Все дети боятся масок. Я начну с того, что покажу Эмилю маску с приятными чертами лица; затем кто-нибудь у него на глазах наденет ее на лицо: я начну хохотать, засмеются и все, — и ребенок вместе с другими. Мало-помалу я приучу его к маскам с менее приятными чертами и, наконец, к фигурам отвратительным. Если я хорошо выдержал градацию, то он не только не испугается последней маски, но будет смеяться над ней, как и над первой. После этого я не боюсь уже, что его испугают масками.

Когда, при прощании Гектора с Андромахой, младенец Астианакс, испуганный султаном, развевавшимся на шлеме отца, не узнал последнего, бросился с криком на лоно кормилицы, вызвав у матери улыбку, смешанную со слезами, — что следовало тогда сделать, чтобы рассеять этот испуг? То именно, что сделал Гектор: положить шлем на землю и потом обласкать ребенка29. Но в минуту более покойную на этом не остановились бы: подошли бы к шлему поближе, поиграли бы его перьями, дали бы ребенку подержать их в руке, наконец; кормилица взяла бы шлем, надела бы его, улыбаясь, себе на голову — если только рука женщины осмелилась бы коснуться оружия Гектора.
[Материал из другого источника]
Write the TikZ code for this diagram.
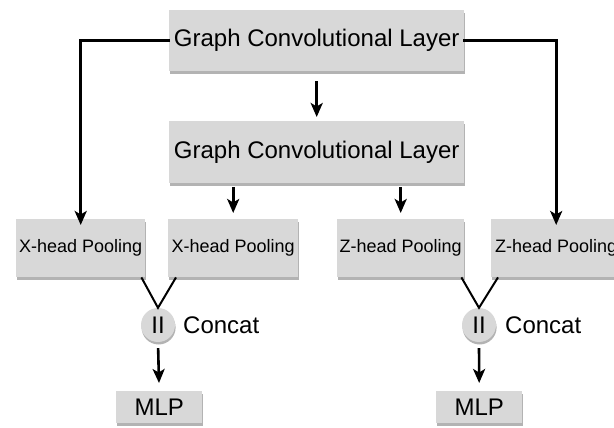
\documentclass[tikz,border=0pt]{standalone}
\usepackage{fontspec}
\setmainfont{Liberation Sans}
\usetikzlibrary{shadows,arrows.meta}
\definecolor{boxgray}{HTML}{D8D8D8}
\tikzset{
  box/.style={draw=none, fill=boxgray, inner sep=0pt, anchor=north west,
    drop shadow={shadow xshift=0.8pt, shadow yshift=-3pt, fill=black!50, opacity=0.6}},
  conn/.style={line width=2.6pt, black},
  arr/.style={conn, -{Stealth[length=14pt,width=12pt,inset=3.5pt]}},
  big/.style={font=\fontsize{24}{28}\selectfont},
  small/.style={font=\fontsize{18}{22}\selectfont},
}
\begin{document}
\begin{tikzpicture}[x=1pt,y=-1pt]
\useasboundingbox (0,0) rectangle (614,428);
% boxes
\node[box, big, minimum width=295pt, minimum height=61pt] (gcl1) at (169,10) {Graph Convolutional Layer};
\node[box, big, minimum width=295pt, minimum height=62pt] (gcl2) at (169,121) {Graph Convolutional Layer};
\node[box, small, minimum width=129pt, minimum height=58pt] (xp1) at (16,219) {X-head Pooling};
\node[box, small, minimum width=130pt, minimum height=58pt] (xp2) at (168,219) {X-head Pooling};
\node[box, small, minimum width=127pt, minimum height=58pt] (zp1) at (337,219) {Z-head Pooling};
\node[box, small, minimum width=130pt, minimum height=58pt] (zp2) at (491,219) {Z-head Pooling};
% concat circles
\node[circle, fill=boxgray, minimum size=34pt, inner sep=0pt, big,
  drop shadow={shadow xshift=0.6pt, shadow yshift=-2.5pt, fill=black!50, opacity=0.6}] (c1) at (158,325) {II};
\node[circle, fill=boxgray, minimum size=34pt, inner sep=0pt, big,
  drop shadow={shadow xshift=0.6pt, shadow yshift=-2.5pt, fill=black!50, opacity=0.6}] (c2) at (479,325) {II};
\node[big, anchor=west, inner sep=0pt] (cl1) at (183,325) {Concat};
\node[big, anchor=west, inner sep=0pt] (cl2) at (505,325) {Concat};
% MLP
\node[box, big, minimum width=86pt, minimum height=32pt] (mlp1) at (116,391) {MLP};
\node[box, big, minimum width=86pt, minimum height=32pt] (mlp2) at (436,391) {MLP};
% connectors
\draw[arr] ([xshift=1pt]gcl1.west) -| ([yshift=-6pt]xp1.north);
\draw[arr] ([xshift=-1pt]gcl1.east) -| ([yshift=-6pt]zp2.north);
\draw[arr, shorten <=10pt, shorten >=4pt] (gcl1.south) -- (gcl2.north);
\draw[arr, shorten <=4pt, shorten >=6pt] (gcl2.south -| xp2.north) -- (xp2.north);
\draw[arr, shorten <=4pt, shorten >=6pt] (gcl2.south -| zp1.north) -- (zp1.north);
\draw[conn, line width=2pt] ([xshift=-4pt]xp1.south east) -- (c1.north) -- ([xshift=8pt]xp2.south west);
\draw[conn, line width=2pt] ([xshift=-3pt]zp1.south east) -- (c2.north) -- ([xshift=7pt]zp2.south west);
\draw[arr, shorten <=6pt, shorten >=8pt] (c1.south) -- (mlp1.north);
\draw[arr, shorten <=6pt, shorten >=8pt] (c2.south) -- (mlp2.north);
\end{tikzpicture}
\end{document}
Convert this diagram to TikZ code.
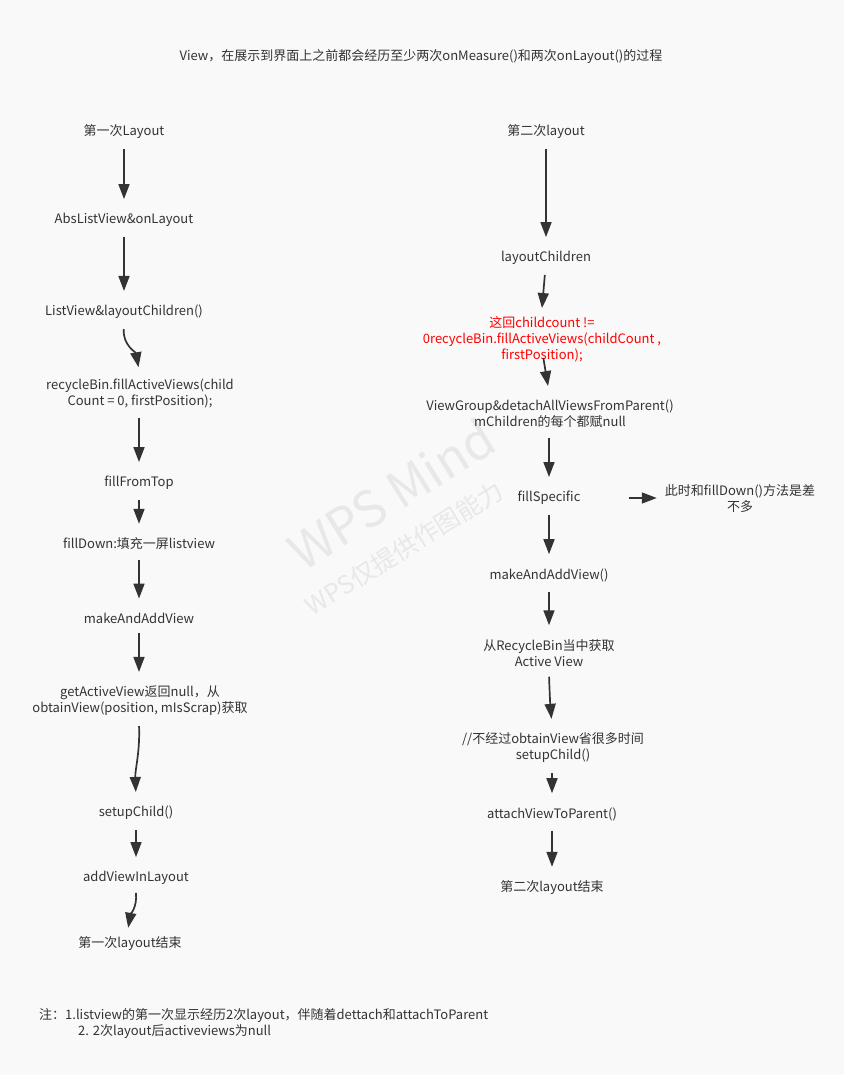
\documentclass[tikz,border=0pt]{standalone}
\usepackage{fontspec}
\setmainfont{Noto Sans CJK SC}
\usetikzlibrary{arrows.meta}
\definecolor{ink}{HTML}{333333}
\definecolor{paper}{HTML}{F9F9F9}
\definecolor{wmark}{HTML}{E8E8E8}
\definecolor{hot}{HTML}{FF0000}

\begin{document}
\begin{tikzpicture}[x=1pt, y=-1pt,
  every node/.style={font=\fontsize{13}{16}\selectfont, text=ink, align=center, inner sep=8pt, yshift=-2pt},
  flow/.style={draw=ink, line width=1.7pt, -{Triangle[length=15pt,width=11pt]}, shorten <=2pt, shorten >=6pt}]

  % Page
  \fill[paper] (0,0) rectangle (844,1075);
  \useasboundingbox (0,0) rectangle (844,1075);

  % Watermark
  \node[rotate=32, text=wmark, inner sep=0pt, font=\fontsize{50}{54}\selectfont] (wm) at (391,492) {WPS Mind};
  \node[rotate=32, text=wmark, inner sep=0pt, font=\fontsize{25}{28}\selectfont] (wmsub) at (404,546) {WPS仅提供作图能力};

  % Title
  \node (title) at (421,55) {View，在展示到界面上之前都会经历至少两次onMeasure()和两次onLayout()的过程};

  % First layout pass
  \node (a1) at (124,130) {第一次Layout};
  \node (a2) at (124,218) {AbsListView\&onLayout};
  \node (a3) at (124,310) {ListView\&layoutChildren()};
  \node (a4) at (140,391) {recycleBin.fillActiveViews(child\\Count = 0, firstPosition);};
  \node (a5) at (139,481) {fillFromTop};
  \node (a6) at (139,542) {fillDown:填充一屏listview};
  \node (a7) at (139,616) {makeAndAddView};
  \node (a8) at (140,699) {getActiveView返回null，从\\obtainView(position, mIsScrap)获取};
  \node (a9) at (136,811) {setupChild()};
  \node (a10) at (136,876) {addViewInLayout};
  \node (a11) at (130,942) {第一次layout结束};

  \draw[flow] (a1) -- (a2);
  \draw[flow] (a2) -- (a3);
  \draw[flow, shorten >=3pt] (a3.south) to[out=-95,in=100] ([xshift=-1pt]a4.north);
  \draw[flow] ([xshift=-1pt]a4.south) -- (a5);
  \draw[flow] (a5) -- (a6);
  \draw[flow] (a6) -- (a7);
  \draw[flow] (a7) -- ([xshift=-1pt]a8.north);
  \draw[flow] ([xshift=-1pt]a8.south) to[out=-88,in=92] (a9.north);
  \draw[flow] (a9) -- (a10);
  \draw[flow, shorten <=0pt, shorten >=1pt] (a10.south) to[out=-85,in=80] ([xshift=-2pt]a11.north);

  % Second layout pass
  \node (b1) at (546,130) {第二次layout};
  \node (b2) at (546,256) {layoutChildren};
  \node[text=hot] (b3) at (542,337) {这回childcount !=\\0recycleBin.fillActiveViews(childCount ,\\firstPosition);};
  \node (b4) at (550,412) {ViewGroup\&detachAllViewsFromParent()\\mChildren的每个都赋null};
  \node (b5) at (549,496) {fillSpecific};
  \node (note) at (740,497) {此时和fillDown()方法是差\\不多};
  \node (b6) at (549,573) {makeAndAddView()};
  \node (b7) at (549,651) {从RecycleBin当中获取\\Active View};
  \node (b8) at (553,746) {//不经过obtainView省很多时间\\setupChild()};
  \node (b9) at (552,812) {attachViewToParent()};
  \node (b10) at (552,886) {第二次layout结束};

  \draw[flow] (b1) -- (b2);
  \draw[flow, shorten >=0pt] ([xshift=-1pt]b2.south) -- (b3.north);
  \draw[flow] ([xshift=1pt,yshift=14pt]b3.south) -- ([xshift=-1pt]b4.north);
  \draw[flow] ([xshift=-1pt]b4.south) -- (b5);
  \draw[flow, shorten <=0pt, shorten >=0pt] ([xshift=40pt]b5.east) -- (note.west |- b5.east);
  \draw[flow] (b5) -- (b6);
  \draw[flow] (b6) -- (b7);
  \draw[flow] (b7.south) to[out=-88,in=95] ([xshift=-1pt]b8.north);
  \draw[flow] ([xshift=-1pt]b8.south) -- (b9);
  \draw[flow] (b9) -- (b10);

  % Footnote
  \node[anchor=west, align=left, inner sep=0pt] (foot) at (39,1022)
    {注：1.listview的第一次显示经历2次layout，伴随着dettach和attachToParent\\\hspace*{39pt}2. 2次layout后activeviews为null};
\end{tikzpicture}
\end{document}
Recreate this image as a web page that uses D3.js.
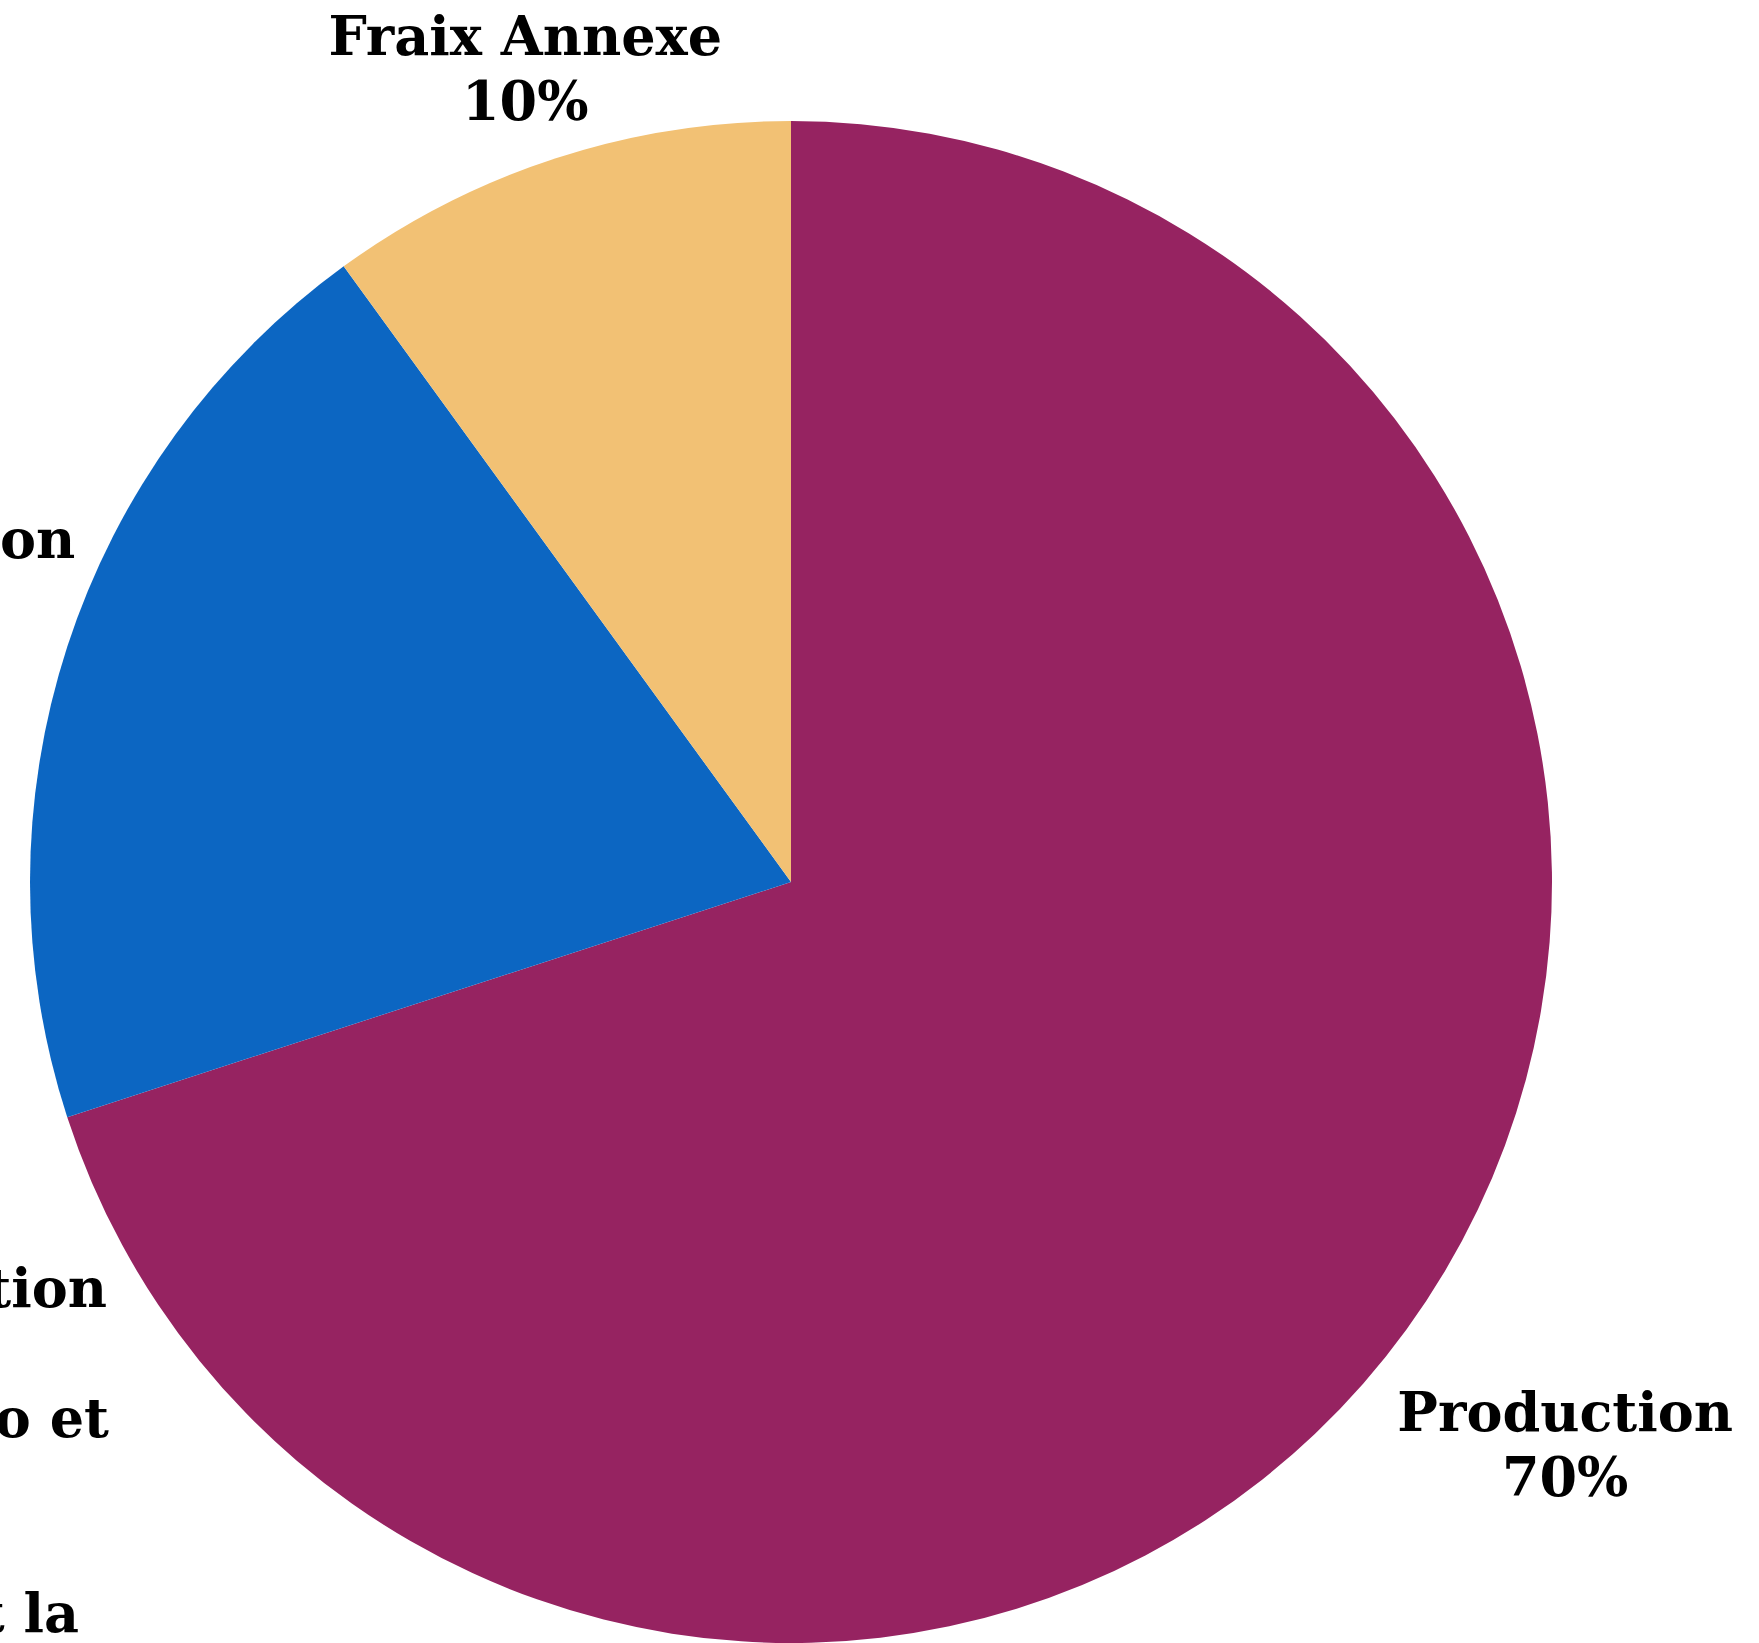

Если нужно приучить Эмиля к звуку огнестрельного оружия, я сначала зажигаю затравочный порох в пистолете. Это внезапно и на миг явившееся пламя, этот род молнии веселит его; я повторяю тот же опыт с большим количеством пороха; прибавляю постепенно в пистолет небольшой заряд без пыжа, заряд побольше; наконец, приучаю его к выстрелам из ружья, к мортирам, пушкам — к самой страшной пальбе.